28 mars 2017

Merci le festival Quand on Conte !


 C'était tes vingt ans,

Ta salle résonnait tellement que je me retrouvais à aller plus loin et plus profond que ce que je pensais possible, je n'en finissais plus d'explorer les possibilités de cette résonance, de venir sur vos genoux voir comment ça sonnait là haut, de vous inviter aussi à tout écouter, d'ici. On essayait un nouveau micro qui m'enthousiasmait assez follement, et additionné avec la reverb et le fait que Tibô, qui travaille le son et ses textures de manière déjà franchement géniale d'habitude, commençait à bien connaître le concert après trois ou quatre tours de pistes ensemble, on avait un total sonore à peu près égal à une texture entre un yaourt velouté 100% crème et un chaton angora poils extra-longs. Bref, j'étais contente. (Quoique citer les deux ensemble dans une même phrase fasse plutôt penser à une cuillère pleine de poils de chat aux yaourts. ) (il faut vraiment que je pense à télécharger l'appli "coordination de métaphores")
Côté lumière, il y avait aussi de quoi faire de petits bonds de joie.

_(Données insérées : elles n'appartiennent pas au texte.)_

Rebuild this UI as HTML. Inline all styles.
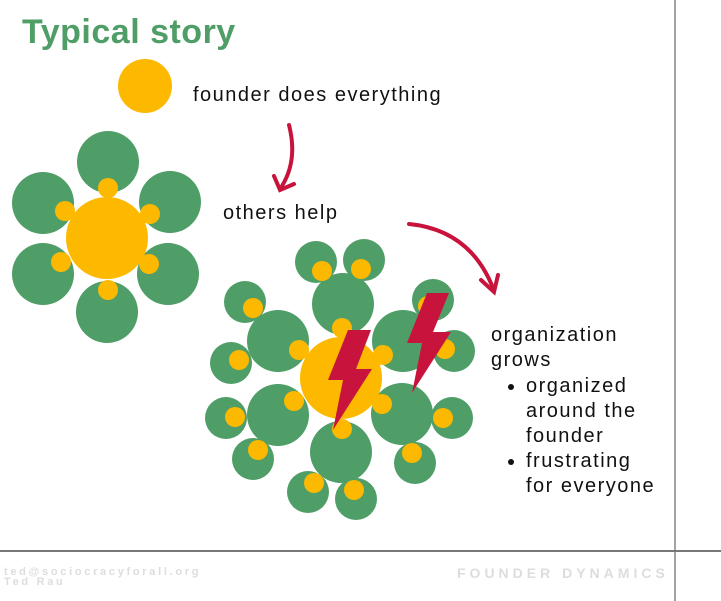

Le plateau était beau, doucement enfumé, et Pierrot qui pourtant jonglait avec une console dont il n'avait pas l'habitude, avait scrupuleusement noté toutes les ambiances de mes chansons, on inventait des paysages ensemble, avec les conseils de Julien, moi perchée là haut avec eux sur la console, et Stu ou Clement prenaient la pose pour figurer ma silhouette au milieu de toutes ces couleurs, "tu crois qu'on peut piquer ta lampe frontale?" , et comme ils disaient oui, "tu crois qu'on peut prendre le vieux projecteur de déco, le Cremer, et s'en servir vraiment"? , et comme ils disaient oui "tu crois que pendant que tu m'imites pour qu'on fasse les lumières tu peux aussi teindre tes cheveux en bleu pour voir comment ça fait" et comme ils disaient non "ah tant pis".
A part reteindre tout le monde on a tout essayé, j'ai aussi repris la Barbie et l'équilibre mi-clownerie, mi-violence-et-hallucinations-racontées, de BOMT, ma reprise de Baby One More Time.
Britney avait perdu une main dans la bataille mais on était superheureuses de se retrouver quand même, sa petite robe à paillettes scintillant dans l'ombre.

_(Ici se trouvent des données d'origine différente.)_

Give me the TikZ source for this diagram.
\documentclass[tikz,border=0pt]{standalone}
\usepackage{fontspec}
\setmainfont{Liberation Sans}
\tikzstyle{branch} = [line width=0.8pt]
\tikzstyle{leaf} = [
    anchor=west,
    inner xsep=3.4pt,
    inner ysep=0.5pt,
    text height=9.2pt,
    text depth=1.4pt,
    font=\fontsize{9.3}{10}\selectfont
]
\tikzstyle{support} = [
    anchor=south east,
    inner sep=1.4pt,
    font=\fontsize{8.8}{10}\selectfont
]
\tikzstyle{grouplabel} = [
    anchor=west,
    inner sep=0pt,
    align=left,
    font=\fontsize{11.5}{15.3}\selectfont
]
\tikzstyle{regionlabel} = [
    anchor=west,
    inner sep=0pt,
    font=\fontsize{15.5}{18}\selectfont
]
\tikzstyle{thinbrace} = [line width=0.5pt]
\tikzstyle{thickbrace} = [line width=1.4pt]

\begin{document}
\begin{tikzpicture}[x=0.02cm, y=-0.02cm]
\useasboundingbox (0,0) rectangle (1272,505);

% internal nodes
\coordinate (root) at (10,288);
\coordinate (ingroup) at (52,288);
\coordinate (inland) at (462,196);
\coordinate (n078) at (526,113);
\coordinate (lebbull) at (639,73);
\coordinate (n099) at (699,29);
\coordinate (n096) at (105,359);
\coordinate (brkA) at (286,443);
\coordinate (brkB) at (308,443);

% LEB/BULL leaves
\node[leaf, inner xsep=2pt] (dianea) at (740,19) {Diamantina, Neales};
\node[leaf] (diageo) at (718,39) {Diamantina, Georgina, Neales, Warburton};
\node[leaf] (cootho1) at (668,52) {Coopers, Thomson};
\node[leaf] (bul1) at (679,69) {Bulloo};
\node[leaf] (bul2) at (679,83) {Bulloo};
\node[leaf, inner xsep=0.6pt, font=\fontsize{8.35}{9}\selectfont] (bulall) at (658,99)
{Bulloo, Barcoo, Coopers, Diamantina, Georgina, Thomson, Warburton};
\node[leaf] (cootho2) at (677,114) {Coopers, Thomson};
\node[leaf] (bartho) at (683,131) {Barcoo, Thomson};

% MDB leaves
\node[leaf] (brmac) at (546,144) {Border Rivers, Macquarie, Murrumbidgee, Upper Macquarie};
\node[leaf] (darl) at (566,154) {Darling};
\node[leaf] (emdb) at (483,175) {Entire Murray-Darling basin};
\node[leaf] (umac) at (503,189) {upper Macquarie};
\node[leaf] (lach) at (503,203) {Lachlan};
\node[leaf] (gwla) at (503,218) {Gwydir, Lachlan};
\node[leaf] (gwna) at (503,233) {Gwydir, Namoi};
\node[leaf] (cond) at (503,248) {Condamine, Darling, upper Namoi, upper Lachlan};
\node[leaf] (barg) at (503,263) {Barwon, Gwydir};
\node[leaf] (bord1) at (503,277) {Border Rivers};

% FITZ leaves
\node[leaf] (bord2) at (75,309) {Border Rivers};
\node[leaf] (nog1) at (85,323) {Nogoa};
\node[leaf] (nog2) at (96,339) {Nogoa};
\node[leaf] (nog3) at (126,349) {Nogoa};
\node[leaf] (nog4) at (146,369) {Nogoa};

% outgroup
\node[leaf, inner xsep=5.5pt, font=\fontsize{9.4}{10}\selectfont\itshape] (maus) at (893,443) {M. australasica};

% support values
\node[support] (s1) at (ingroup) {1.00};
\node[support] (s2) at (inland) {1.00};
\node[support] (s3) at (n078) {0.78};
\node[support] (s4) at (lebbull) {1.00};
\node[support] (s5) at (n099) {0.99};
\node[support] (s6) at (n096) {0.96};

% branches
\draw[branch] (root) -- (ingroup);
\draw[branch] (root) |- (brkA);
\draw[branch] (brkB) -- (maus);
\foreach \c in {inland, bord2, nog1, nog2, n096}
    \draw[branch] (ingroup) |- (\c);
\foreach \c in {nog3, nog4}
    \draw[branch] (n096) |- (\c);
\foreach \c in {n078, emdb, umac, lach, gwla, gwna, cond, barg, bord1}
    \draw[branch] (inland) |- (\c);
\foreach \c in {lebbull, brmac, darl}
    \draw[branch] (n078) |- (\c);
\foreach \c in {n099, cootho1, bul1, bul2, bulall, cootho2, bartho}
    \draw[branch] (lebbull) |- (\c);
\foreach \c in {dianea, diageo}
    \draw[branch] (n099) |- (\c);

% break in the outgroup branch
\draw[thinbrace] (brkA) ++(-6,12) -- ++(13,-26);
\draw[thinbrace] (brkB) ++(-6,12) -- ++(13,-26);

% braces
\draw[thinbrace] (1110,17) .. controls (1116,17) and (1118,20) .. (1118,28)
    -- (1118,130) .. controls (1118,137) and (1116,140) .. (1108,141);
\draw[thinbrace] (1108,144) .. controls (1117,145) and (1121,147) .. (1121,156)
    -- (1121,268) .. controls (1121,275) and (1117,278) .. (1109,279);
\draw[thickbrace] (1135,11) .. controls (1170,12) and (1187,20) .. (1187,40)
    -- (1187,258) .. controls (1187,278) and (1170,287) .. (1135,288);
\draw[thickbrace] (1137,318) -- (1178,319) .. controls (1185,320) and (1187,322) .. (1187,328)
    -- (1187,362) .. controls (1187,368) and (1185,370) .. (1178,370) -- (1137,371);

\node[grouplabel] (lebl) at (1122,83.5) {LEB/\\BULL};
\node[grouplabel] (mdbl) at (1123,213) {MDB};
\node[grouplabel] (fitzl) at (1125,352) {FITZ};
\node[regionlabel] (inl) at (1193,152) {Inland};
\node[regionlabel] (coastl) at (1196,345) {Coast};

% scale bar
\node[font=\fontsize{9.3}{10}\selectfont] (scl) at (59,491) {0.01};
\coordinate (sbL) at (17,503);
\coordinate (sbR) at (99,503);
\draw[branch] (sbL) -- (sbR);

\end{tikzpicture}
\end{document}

C'était si facile, si fluide, de me promener dans tous ces paysages avec vous, dans ce festival de la Parole qui tient debout depuis 20 ans, avec ses bénévoles qui cuisinent, qui montent et démontent, qui choisissent et organisent, et qui m'ont fait signer affiche sur affiche au milieu des flans à la noix de coco et des lentilles à l'indienne.

A la fin du spectacle j'ai fait descendre tout le monde oui, j'ai dit jusqu'à ce qu'on s'en remette je chanterai Leonard Cohen, et je m'en remettrai jamais c'est sûr, j'ai dit encore une fois "le poète n'existe plus mais ses chansons existeront toujours", et puis j'ai fait ma chanson d'oubli, ma chanson ancienne venue pour faire un cadeau de vie et de mort, une chanson rituelle qui appartenait à tous, une chanson a capella dans cette salle qui résonnait si fort, tous ces gens assis sur le plateau, leurs grands yeux dans les couleurs et la fumée, et mes pieds qui tapaient contre le sol, c'est la terre, c'est la terre, qui reprend tous ses enfants, laisse toi tomber dedans, j'ai chanté, chanté tout ce que j'ai pu, et puis je suis partie, voilà.

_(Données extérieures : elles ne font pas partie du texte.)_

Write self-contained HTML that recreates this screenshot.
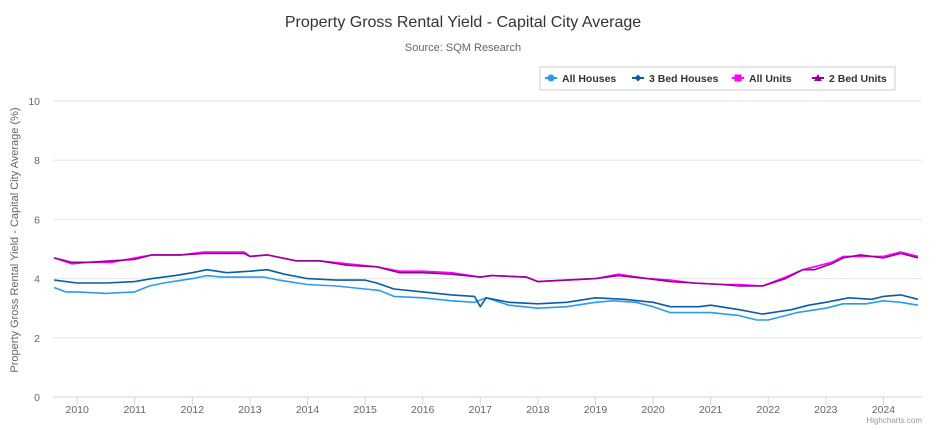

Je suis repartie avec mes Mimosas, avec mon souvenir du papillon-frelon qui m'a attaqué en droite ligne au milieu de "Bonsoir", à tel point que j'ai du m'arrêter pour éclater de rire et m'enfuir, avec mes souvenirs de chansons réclamées et oubliées, avec tous ces paysages enfumés, cet accueil fou, ce velours de son, et vos yeux, vos sourires, est ce que je peux te prendre dans mes bras, est ce que tu veux bien signer mon ticket, est ce que je peux te dire merci, qu'est ce que c'est que ta chanson ancienne de l'oubli, toutes ces questions étaient comme des cadeaux, je recevais tout, je les mettais dans ma poche, avec mes guitares et mon mimosa, et puis je filais retrouver Paris.